--- Start PROVIDED MATERIAL ---
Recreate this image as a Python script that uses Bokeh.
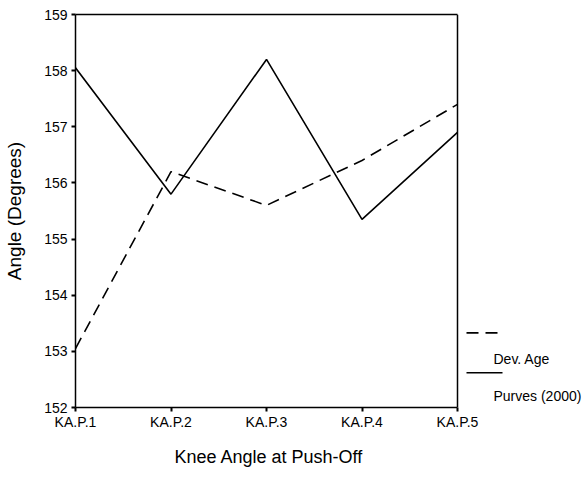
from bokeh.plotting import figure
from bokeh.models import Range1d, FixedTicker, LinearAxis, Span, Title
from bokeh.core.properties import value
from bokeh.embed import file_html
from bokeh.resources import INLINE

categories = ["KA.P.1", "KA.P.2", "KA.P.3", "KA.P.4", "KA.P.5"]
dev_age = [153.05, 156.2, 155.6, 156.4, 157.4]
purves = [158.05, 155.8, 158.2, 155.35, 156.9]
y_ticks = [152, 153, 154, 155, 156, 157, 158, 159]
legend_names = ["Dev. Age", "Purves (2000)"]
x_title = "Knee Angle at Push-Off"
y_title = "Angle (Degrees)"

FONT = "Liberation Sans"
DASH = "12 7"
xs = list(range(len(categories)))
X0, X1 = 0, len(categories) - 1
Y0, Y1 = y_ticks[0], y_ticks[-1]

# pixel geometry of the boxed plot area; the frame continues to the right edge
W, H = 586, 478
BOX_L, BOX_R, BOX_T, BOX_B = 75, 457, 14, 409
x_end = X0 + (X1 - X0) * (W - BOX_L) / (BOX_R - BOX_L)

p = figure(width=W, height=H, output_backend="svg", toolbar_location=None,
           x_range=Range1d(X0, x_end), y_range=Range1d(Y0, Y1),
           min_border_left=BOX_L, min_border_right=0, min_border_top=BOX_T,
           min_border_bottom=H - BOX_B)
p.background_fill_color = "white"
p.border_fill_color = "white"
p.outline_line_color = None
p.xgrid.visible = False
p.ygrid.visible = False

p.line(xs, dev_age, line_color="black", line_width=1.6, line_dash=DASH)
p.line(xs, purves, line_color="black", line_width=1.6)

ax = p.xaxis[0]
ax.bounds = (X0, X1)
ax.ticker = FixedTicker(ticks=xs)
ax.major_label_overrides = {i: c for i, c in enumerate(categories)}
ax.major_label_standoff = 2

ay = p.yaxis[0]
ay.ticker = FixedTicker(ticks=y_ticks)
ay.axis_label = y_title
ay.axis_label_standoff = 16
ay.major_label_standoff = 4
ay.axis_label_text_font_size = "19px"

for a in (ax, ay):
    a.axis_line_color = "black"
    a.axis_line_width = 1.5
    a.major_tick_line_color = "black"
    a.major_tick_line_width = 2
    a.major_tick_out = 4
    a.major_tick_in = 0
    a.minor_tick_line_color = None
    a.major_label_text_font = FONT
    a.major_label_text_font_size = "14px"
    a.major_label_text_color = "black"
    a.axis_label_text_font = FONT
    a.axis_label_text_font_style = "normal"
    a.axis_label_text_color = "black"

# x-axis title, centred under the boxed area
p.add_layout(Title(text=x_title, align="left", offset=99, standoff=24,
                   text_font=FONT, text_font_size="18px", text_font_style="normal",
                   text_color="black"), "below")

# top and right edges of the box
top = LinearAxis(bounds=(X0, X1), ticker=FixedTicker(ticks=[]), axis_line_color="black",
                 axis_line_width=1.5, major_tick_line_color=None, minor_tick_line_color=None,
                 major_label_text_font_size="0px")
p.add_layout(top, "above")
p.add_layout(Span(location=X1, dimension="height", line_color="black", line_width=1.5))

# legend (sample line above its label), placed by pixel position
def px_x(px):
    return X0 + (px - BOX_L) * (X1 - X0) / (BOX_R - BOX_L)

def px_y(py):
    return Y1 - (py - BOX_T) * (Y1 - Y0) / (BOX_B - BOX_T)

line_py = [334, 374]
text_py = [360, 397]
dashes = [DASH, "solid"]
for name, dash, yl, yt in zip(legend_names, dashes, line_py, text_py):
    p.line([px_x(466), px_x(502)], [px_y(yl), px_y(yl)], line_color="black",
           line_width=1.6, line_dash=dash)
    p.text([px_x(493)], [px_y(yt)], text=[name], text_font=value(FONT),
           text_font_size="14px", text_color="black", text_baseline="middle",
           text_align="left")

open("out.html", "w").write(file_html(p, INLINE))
--- End PROVIDED MATERIAL ---
Pictures stay out. Print the data exactly, from its first line through the line containing "x_end = X0 +".

Recreate this image as a Python script that uses Bokeh.
from bokeh.plotting import figure
from bokeh.models import Range1d, FixedTicker, LinearAxis, Span, Title
from bokeh.core.properties import value
from bokeh.embed import file_html
from bokeh.resources import INLINE

categories = ["KA.P.1", "KA.P.2", "KA.P.3", "KA.P.4", "KA.P.5"]
dev_age = [153.05, 156.2, 155.6, 156.4, 157.4]
purves = [158.05, 155.8, 158.2, 155.35, 156.9]
y_ticks = [152, 153, 154, 155, 156, 157, 158, 159]
legend_names = ["Dev. Age", "Purves (2000)"]
x_title = "Knee Angle at Push-Off"
y_title = "Angle (Degrees)"

FONT = "Liberation Sans"
DASH = "12 7"
xs = list(range(len(categories)))
X0, X1 = 0, len(categories) - 1
Y0, Y1 = y_ticks[0], y_ticks[-1]

# pixel geometry of the boxed plot area; the frame continues to the right edge
W, H = 586, 478
BOX_L, BOX_R, BOX_T, BOX_B = 75, 457, 14, 409
x_end = X0 + (X1 - X0) * (W - BOX_L) / (BOX_R - BOX_L)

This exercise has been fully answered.